ROPA method stands for reception of oocytes from the partner. It is a technique for female same sex couples, in which the embryo is the end result of the egg of one of its mothers and is carried in the uterus of the other. It allows both mothers to participate in the gestation process.

Can couples choose who contributes with eggs and who carries the pregnancy?

Dr Héctor Izquierdo from IVF-Life explains: "We see the couple as a team and always ask them to keep an open mind. We start by checking both women's medical history, run a few tests and scans and can suggest, based on that information, who would be best to contribute with the eggs and who would be best to contribute with the uterus. For example, one woman may have low ovarian reserve, in which case it would be best for her to be the one carrying the pregnancy, with her partner, giving the eggs. Ultimately, the couple can choose, but we want to advise them, to maximise their chances of having a baby."

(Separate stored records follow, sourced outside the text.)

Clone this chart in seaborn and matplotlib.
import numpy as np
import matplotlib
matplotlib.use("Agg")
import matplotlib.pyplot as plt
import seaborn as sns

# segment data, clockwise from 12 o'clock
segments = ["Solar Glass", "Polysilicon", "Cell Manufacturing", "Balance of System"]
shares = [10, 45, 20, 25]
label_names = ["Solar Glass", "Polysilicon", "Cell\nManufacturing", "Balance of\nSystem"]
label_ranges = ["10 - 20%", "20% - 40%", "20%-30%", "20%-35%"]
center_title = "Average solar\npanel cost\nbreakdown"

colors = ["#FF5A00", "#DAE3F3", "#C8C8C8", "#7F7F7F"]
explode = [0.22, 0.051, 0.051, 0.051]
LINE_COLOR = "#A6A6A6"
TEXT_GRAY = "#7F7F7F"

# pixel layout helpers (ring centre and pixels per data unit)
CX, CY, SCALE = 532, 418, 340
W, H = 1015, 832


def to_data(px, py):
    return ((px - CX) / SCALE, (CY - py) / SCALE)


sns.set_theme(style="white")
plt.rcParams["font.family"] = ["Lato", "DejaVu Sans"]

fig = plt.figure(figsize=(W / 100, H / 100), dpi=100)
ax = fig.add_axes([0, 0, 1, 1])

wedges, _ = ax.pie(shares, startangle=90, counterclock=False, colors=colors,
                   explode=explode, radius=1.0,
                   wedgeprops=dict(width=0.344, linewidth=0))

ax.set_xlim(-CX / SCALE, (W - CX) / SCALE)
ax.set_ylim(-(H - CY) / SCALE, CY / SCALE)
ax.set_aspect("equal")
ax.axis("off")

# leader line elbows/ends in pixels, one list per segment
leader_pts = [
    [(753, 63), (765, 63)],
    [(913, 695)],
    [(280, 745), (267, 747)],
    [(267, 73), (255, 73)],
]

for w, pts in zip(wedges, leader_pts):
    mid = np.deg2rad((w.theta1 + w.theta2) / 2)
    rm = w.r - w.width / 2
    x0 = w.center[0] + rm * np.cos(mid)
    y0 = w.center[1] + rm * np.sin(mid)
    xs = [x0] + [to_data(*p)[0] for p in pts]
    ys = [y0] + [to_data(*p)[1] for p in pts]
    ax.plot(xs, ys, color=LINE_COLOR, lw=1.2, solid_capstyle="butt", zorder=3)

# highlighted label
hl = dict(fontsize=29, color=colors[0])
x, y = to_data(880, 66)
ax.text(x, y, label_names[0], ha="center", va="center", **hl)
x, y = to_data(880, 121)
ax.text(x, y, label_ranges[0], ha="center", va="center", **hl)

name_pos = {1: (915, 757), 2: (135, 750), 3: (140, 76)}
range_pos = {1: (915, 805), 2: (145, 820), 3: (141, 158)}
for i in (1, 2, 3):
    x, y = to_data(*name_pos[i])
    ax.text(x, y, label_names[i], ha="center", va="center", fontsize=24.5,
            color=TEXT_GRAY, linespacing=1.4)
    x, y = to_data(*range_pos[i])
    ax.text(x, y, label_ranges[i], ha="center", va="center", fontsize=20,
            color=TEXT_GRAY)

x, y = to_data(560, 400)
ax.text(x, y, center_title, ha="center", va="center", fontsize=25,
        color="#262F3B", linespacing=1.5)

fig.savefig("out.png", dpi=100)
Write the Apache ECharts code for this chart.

How do we choose the sperm donor?

The legal framework doesn't allow patients to choose the donor, because donation is an anonymous process in Spain. Dr Héctor Izquierdo from IVF-Life explained that it is the clinical team that chooses the most adequate donor for patients. The choice of sperm donor is based on the woman who receives the donation. This means that in the ROPA method, the sperm donor will have similar characteristics to the woman who is contributing with the uterus and is carrying the pregnancy. Ultimately the baby will look like both women.


Are we both registered as mothers in the birth certificate?

Most countries don't acknowledge the origin of eggs and sperm in the birth certificate initially. Usually the woman who gives birth, will be named in the birth certificate. Dr Héctor Izquierdo from IVF-Life explained, if the couple is married, they will both be named in the birth certificate. If the couple is not married, the pregnant woman, goes through a legal notary to request that her partner is added to the birth certificate.


What are the success rates with ROPA?

Success rates are very different, depending on the womens' age, their clinical history and specific circumstances. Most of times, these patients are younger and if they were in an heterosexual relationship, they would get pregnant naturally. When this is the case, and all they need is a sperm donor, the process is very easy and pregnancy rates are quite high. But we also see several women who discovered their sexuality later in life, and come through this process of parenthood when their fertility is already declining. In these cases, if ovarian reserve is low, the chances with those eggs, are a bit lower.


What happens to leftover embryos?

Dr Héctor Izquierdo from IVF-Life told us that when the couple gets pregnant, if they have any embryos left from the fertility treatment process, these are frozen and kept at the clinic. If the couple wants to have more children, they can transfer these embryos at a later stage.